- [Task objective]:
Copy every line with the string "that" in it.

- [Task material]:
────────

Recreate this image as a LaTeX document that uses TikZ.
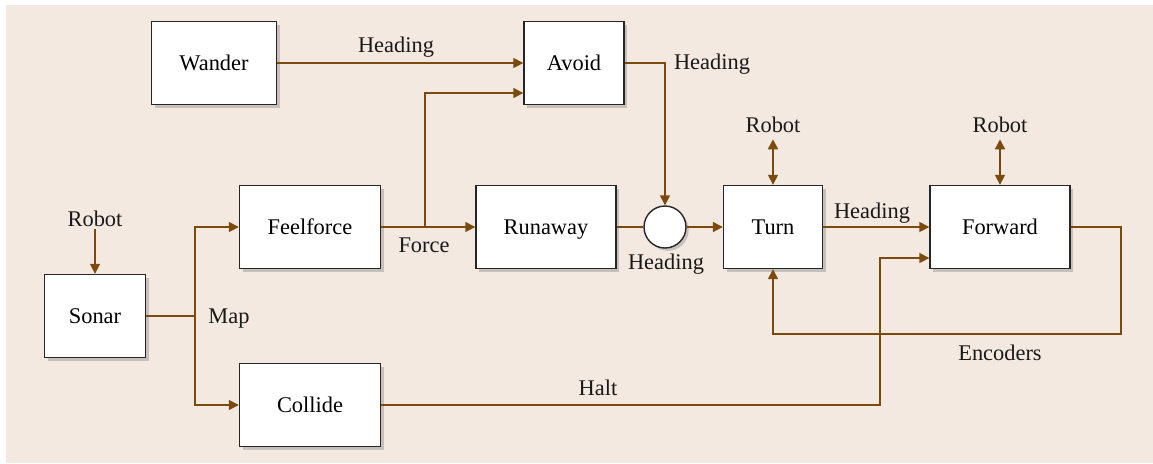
\documentclass[tikz,border=0pt]{standalone}
\usepackage{fontspec}
\setmainfont{Liberation Serif}
\usepackage{xcolor}
\usetikzlibrary{shapes, arrows.meta, positioning, shadows}

\definecolor{bgtan}{HTML}{F3E9E0}
\definecolor{linebrown}{HTML}{7C4A0C}

\begin{document}
\begin{tikzpicture}[x=0.5pt, y=-0.5pt, font=\fontsize{11.2}{13}\selectfont,
                box/.style={draw=black!85, line width=0.7pt, fill=white, rectangle, minimum height=41.5pt, align=center,
                  text height=7.4pt, text depth=0pt,
                  drop shadow={shadow xshift=1.6pt, shadow yshift=-1.6pt, fill=black!40}},
                wire/.style={draw=linebrown, line width=0.8pt},
                tip/.style={wire, -{Triangle[length=5pt, width=5pt]}},
                twotip/.style={wire, {Triangle[length=5pt, width=5pt]}-{Triangle[length=5pt, width=5pt]}},
                lbl/.style={text=black!90, inner sep=1pt}]
                \useasboundingbox (0,0) rectangle (1153,463);
                \fill[bgtan] (6,5) rectangle (1153,463);

                % blocks
                \node[box, minimum width=62.5pt] (wander) at (214,63) {Wander};
                \node[box, minimum width=50pt] (avoid) at (574,63) {Avoid};
                \node[box, minimum width=70.5pt] (feelforce) at (310,227) {Feelforce};
                \node[box, minimum width=70pt] (runaway) at (546,227) {Runaway};
                \node[circle, draw=black!85, line width=0.7pt, fill=white, minimum size=21pt, inner sep=0pt,
                  drop shadow={shadow xshift=1.4pt, shadow yshift=-1.4pt, fill=black!40}] (sum) at (665,227) {};
                \node[box, minimum width=49.5pt] (turn) at (773,227) {Turn};
                \node[box, minimum width=70pt] (forward) at (1000,227) {Forward};
                \node[box, minimum width=50.5pt] (sonar) at (95,316) {Sonar};
                \node[box, minimum width=70.5pt] (collide) at (310,405) {Collide};

                % labels
                \node[lbl] (robotsonar) at (95,219) {Robot};
                \node[lbl] (robotturn) at (773,125) {Robot};
                \node[lbl] (robotfwd) at (1000,125) {Robot};
                \node[lbl] at (396,47) {Heading};
                \node[lbl] at (712,64) {Heading};
                \node[lbl] at (424,245) {Force};
                \node[lbl] at (666,264) {Heading};
                \node[lbl] at (872,213) {Heading};
                \node[lbl] at (1000,353) {Encoders};
                \node[lbl] at (598,388) {Halt};
                \node[lbl] at (229,319) {Map};

                % bend points
                \coordinate (mapx) at (195,316);
                \coordinate (forcex) at (425,227);
                \coordinate (encx) at (1121,334);
                \coordinate (haltx) at (880,405);

                \draw[tip] (robotsonar) -- (sonar);
                \draw[wire] (sonar.east) -- (mapx);
                \draw[tip] (mapx) |- (feelforce.west);
                \draw[tip] (mapx) |- (collide.west);

                \draw[tip] (wander) -- (avoid);
                \draw[tip] (feelforce) -- (runaway);
                \draw[tip] (forcex) |- ([yshift=-15pt]avoid.west);
                \draw[tip] (avoid.east) -| (sum.north);
                \draw[wire] (runaway) -- (sum);
                \draw[tip] (sum) -- (turn);

                \draw[twotip] ([yshift=-2pt]robotturn.south) -- (turn);
                \draw[twotip] ([yshift=-2pt]robotfwd.south) -- (forward);
                \draw[tip] (turn) -- (forward);
                \draw[tip] (forward.east) -| (encx) -| (turn.south);
                \draw[tip] (collide.east) -- (haltx) |- ([yshift=-15.5pt]forward.west);
            \end{tikzpicture}
\end{document}
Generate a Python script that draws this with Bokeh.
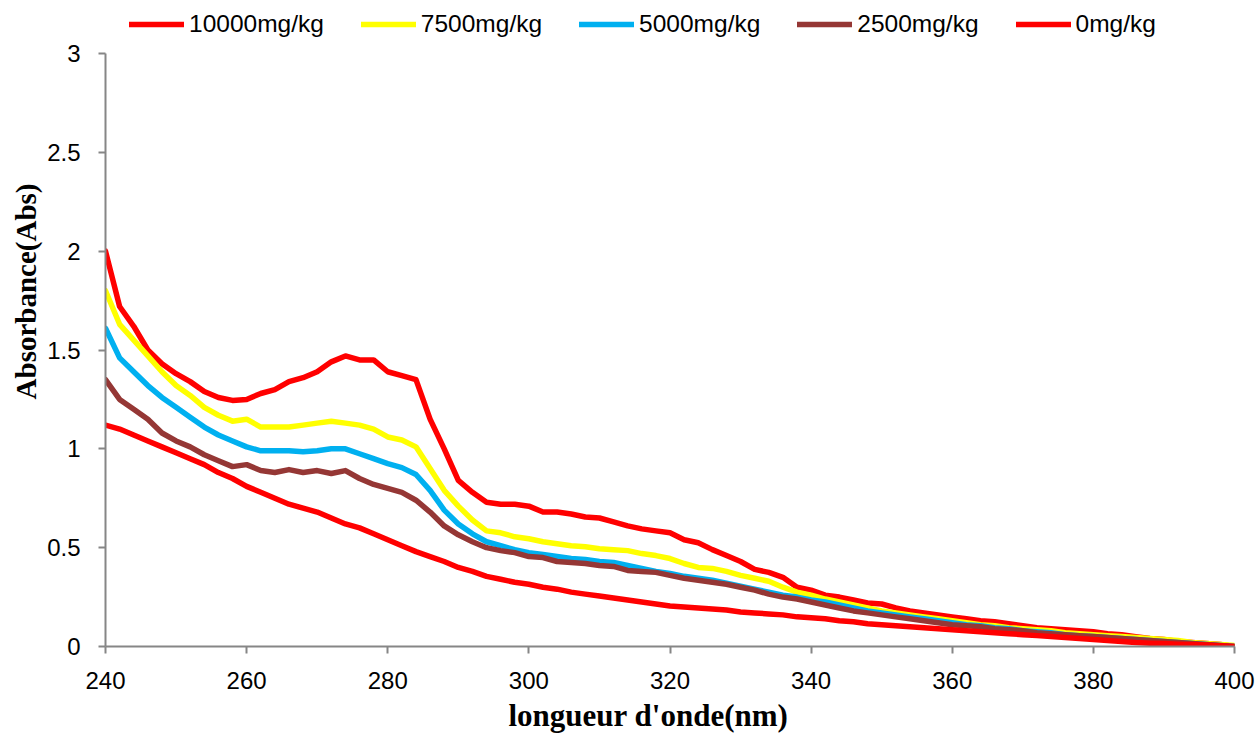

────────

- [Solution to this exercise]:
Recreate this image as a LaTeX document that uses TikZ.
Generate a Python script that draws this with Bokeh.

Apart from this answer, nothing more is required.